In the past several years, AI has increasingly been adopted by individuals and organizations alike for both personal and business purposes. Unfortunately, it has also been implemented by many cybercriminals to enhance their attacks, and AI-powered threats are already impacting most organizations. There is a widening gap between AI adoption and security maturity, introducing significant risk to many organizations. Darktrace’s The State of AI Cybersecurity 2026 report shows that the risk of AI usage is not a theoretical future concern, but a current operational danger.
From Tools to Teammates: The Rise of Agentic AI
One of the more recent trends in the AI explosion is the growing popularity of agentic AI tools, which tend to have far-reaching access to systems and permissions to carry out a wide range of actions. The implementation of AI agents can pose serious risks, as these tools function like digital workers with system access. Organizations often have less visibility, monitoring, and control of AI agents than they do over human employees.
The autonomous capabilities of agentic AI introduce new risk dynamics that traditional security measures struggle to handle. AI agents often have more access than any given individual, but they lack human abilities of judgment, ethics, and accountability, increasing the exploitability of these tools. These tools cannot interpret their own actions as potentially malicious, leading them to make security mistakes that human workers are trained to avoid.
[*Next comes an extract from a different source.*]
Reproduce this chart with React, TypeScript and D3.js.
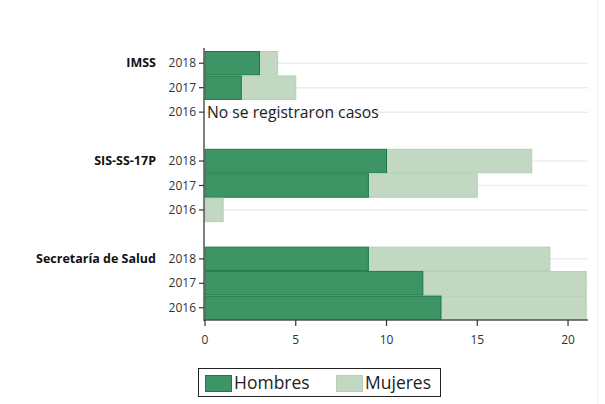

Why Security Teams Feel Unprepared
According to the Darktrace report, 92% of security professionals are concerned about AI agents and their impact on security. Organizations’ investment in AI tools is outpacing the evolution of governance and oversight, creating a growing gap between technology and security. The limited visibility into AI models, tools, and agents makes it difficult to effectively secure them against threats, especially as they introduce new and evolving risks.
Traditional security controls, designed for older systems and problems, fail to map cleanly onto AI workflows. AI tools and agents operate differently from human workers or traditional technologies, requiring a shift in security approaches and capabilities to properly secure them.
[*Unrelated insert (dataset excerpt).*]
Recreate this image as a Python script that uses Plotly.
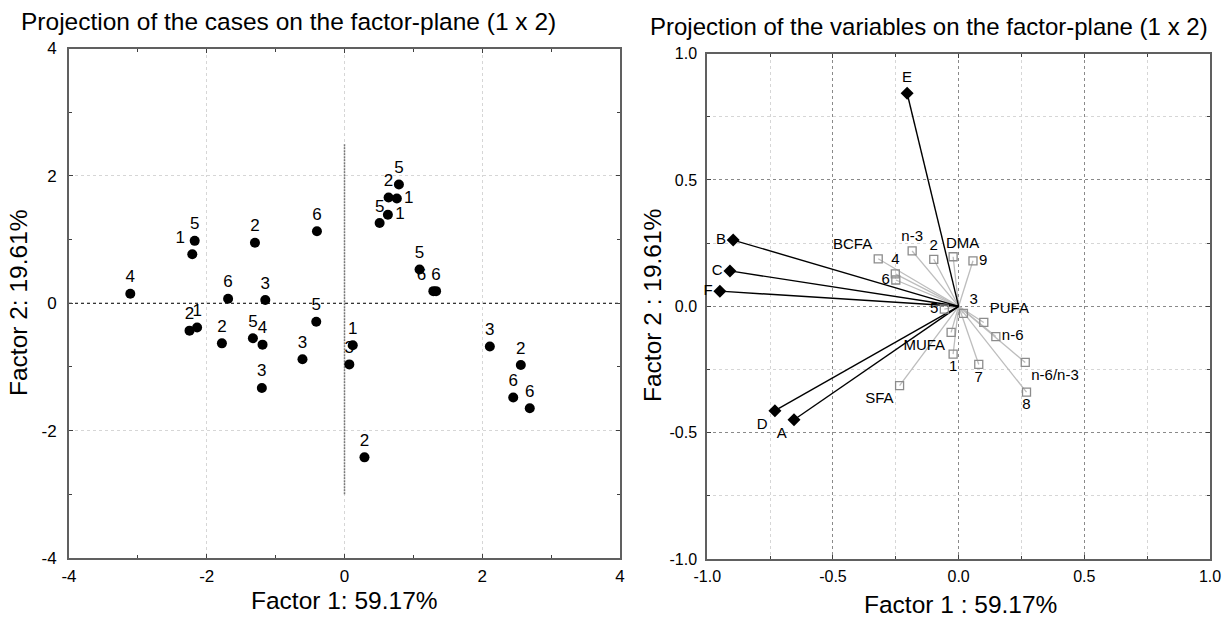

Data Exposure at Machine Speed
The speed of automated and agentic tools is a major factor in the risk these tools introduce to organizations. Over three-fourths (77%) of security stacks now employ generative AI tools in some way, aiding in many processes and business operations, but simultaneously introducing significant risk.
AI systems ingest and act on sensitive enterprise data, requiring significant access and permissions to carry out their functions, and they do it all at machine speed. Any misconfigurations and excessive permissions scale rapidly to create massive security gaps. Breaches can occur through AI tools and agents without ever triggering conventional tools and alerting security teams.
Shadow AI and Invisible Risk
Shadow IT is a longstanding problem in cybersecurity, with many organizations lacking full control over their technology stacks. Sprawling and complex environments employ tools without comprehensive visibility and monitoring of their actions, or even their presence in the system. These under-monitored tools often serve as ideal vectors for initial access and malicious activity in cyberattacks.
The addition of AI capabilities significantly amplifies the dangers associated with shadow IT, as the proliferation of unsanctioned AI tools and agents is on the rise. Data flows to external AI services are often untracked, hindering the functionality of monitoring and security tools and creating gaps in security strategies. Use of approved AI platforms can be inconsistent or risky.
Behavior, Not Signatures, Defines AI Security
Traditional security measures often fail to detect threats in dynamic AI environments. Tools and measures based in known threat signatures and static rules are not effective in identifying the kind of harmful activity that tends to arise from the use of AI tools and agents. In AI-enhanced systems, a wide range of malicious activity is possible without alerting security tools that are designed to detect things like malware signatures and suspicious file types.
In order to protect against threats in the age of AI, it is important to utilize modern security techniques. Of the security leaders surveyed by Darktrace, 96% say that the use of AI in defenses significantly improves their security capabilities. Behavioral analysis can enable the detection of abnormal intent and drift, which is key to prevention. Establishing a baseline of normal activity with behavioral monitoring is essential for detecting anomalous behavior that could indicate threats in these systems.
Securing AI Means Securing Identity, Access, and Intent
AI systems operate as non-human identities, which behave differently from human users. Traditional identity and access management (IAM) strategies focus on human activity and fail to account for the risks introduced by AI tools and agents. Permissions, access paths, and interactions must be mapped in complex environments. Risk emerges when AI exceeds intended authority, which can easily happen within systems where AI is not adequately secured and monitored.
Protecting against the range of AI-related threats demands advanced security measures designed for the modern age. “As attackers use AI to automate attacks, they move faster in gaining access and spreading inside the network; defenses built for human response times fail silently,” says Ram Varadarajan, Chief Executive Officer at Acalvio. “CISOs investing in AI-native security aren’t chasing efficiency. They’re closing a fundamental speed gap between attack and defense.”
Preparing for Secure AI Adoption
Ensuring security is crucial for organizations implementing new and evolving AI tools. In the current landscape and moving forward, AI security must be a foundational aspect of any strategy, not merely reactive. Organizations require continuous visibility and control over all systems and tools, including those powered by AI. Early investment in governance is the main factor that determines whether AI will be able to scale safely in an organization.